EU–UK Partnership Council
- United Kingdom (UK) European Union (EU)
- Legal status: Joint Committee
- Headquarters: London and Brussels
- Origins: EU–UK Trade and Cooperation Agreement
- Region served: United Kingdom European Union
- Membership: United Kingdom European Union
- Official language: English
- Website: EU–UK Partnership Council

= EU–UK Partnership Council =

Multinational body to govern relations between the EU and UK

The EU–UK Partnership Council is a Joint Committee established upon provisional application of the EU–UK Trade and Cooperation Agreement. It has several governing tasks within the TCA and supplementing agreements between the UK and the EU (Articles 2 and 7.2). Each party to the agreement can refer to the Council any issue relating to the implementation, application and interpretation of the TCA. The council has – in the first years – the power to amend certain parts of the TCA "provided that such amendments are necessary to correct errors, or to address omissions or other deficiencies", and has the ability to delegate certain of its powers to the Trade Partnership Committee or to a Specialised Committee.

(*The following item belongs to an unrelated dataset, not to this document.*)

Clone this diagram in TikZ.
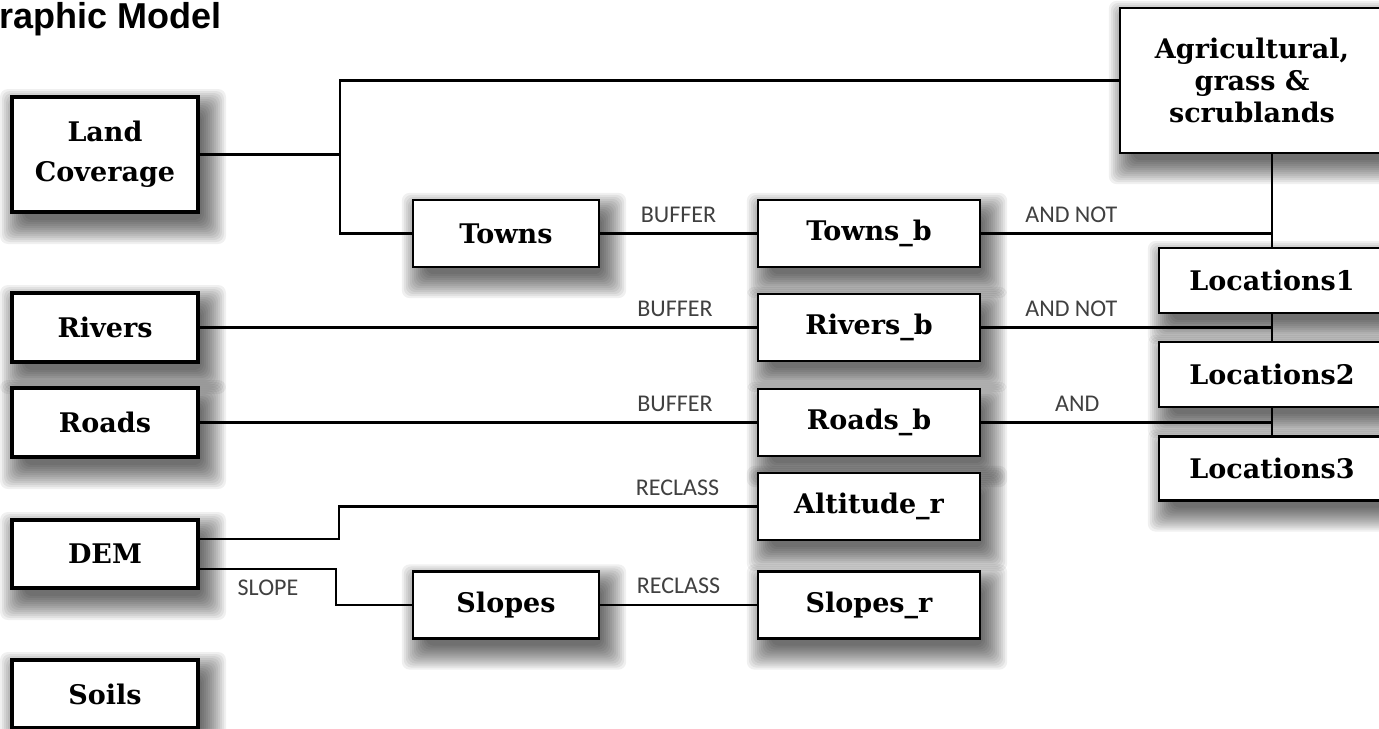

The Council comprises representatives of the EU and of the UK, and is co-chaired by a member of the European Commission and a ministerial-level representative of the UK government. The draft EU Council decision on the signature of the TCA provides for the right of each member state to be represented in Partnership Council meetings as part of the EU delegation. It meets at the request of the EU or the UK, and at least once a year, with the agenda set by mutual consent. The council is separate from the conflict handling mechanism through an arbitration procedure

==Agreements covered by the Council==
The council has a role in the TCA and other "supplementing agreements", unless otherwise provided. The agreements in which a role for the council is established are shown below:

| Type | Convention | Entry into force | Provisional Application | Legal basis | Reference |
|---|---|---|---|---|---|
| TCA | EU–UK Trade and Cooperation Agreement | 1 May 2021 | 1 January 2021 | Article Inst.1 in the draft |  |
| Supplementing Agreement | Agreement on Security Procedures for Exchanging and Protecting Classified Information | 1 May 2021 | 1 January 2021 |  |  |

== Schema of the EU-UK institutional framework ==

=== Secretariat ===
The Secretariat will be composed of an official of the EU and an official of the Government of the UK. It will perform the tasks conferred in the Rules of Procedure; in particular, it will take care of the administrative tasks such as correspondence between the EU and UK, agendas and minutes. The official languages will be the official languages of the EU and the UK; the working language will be English.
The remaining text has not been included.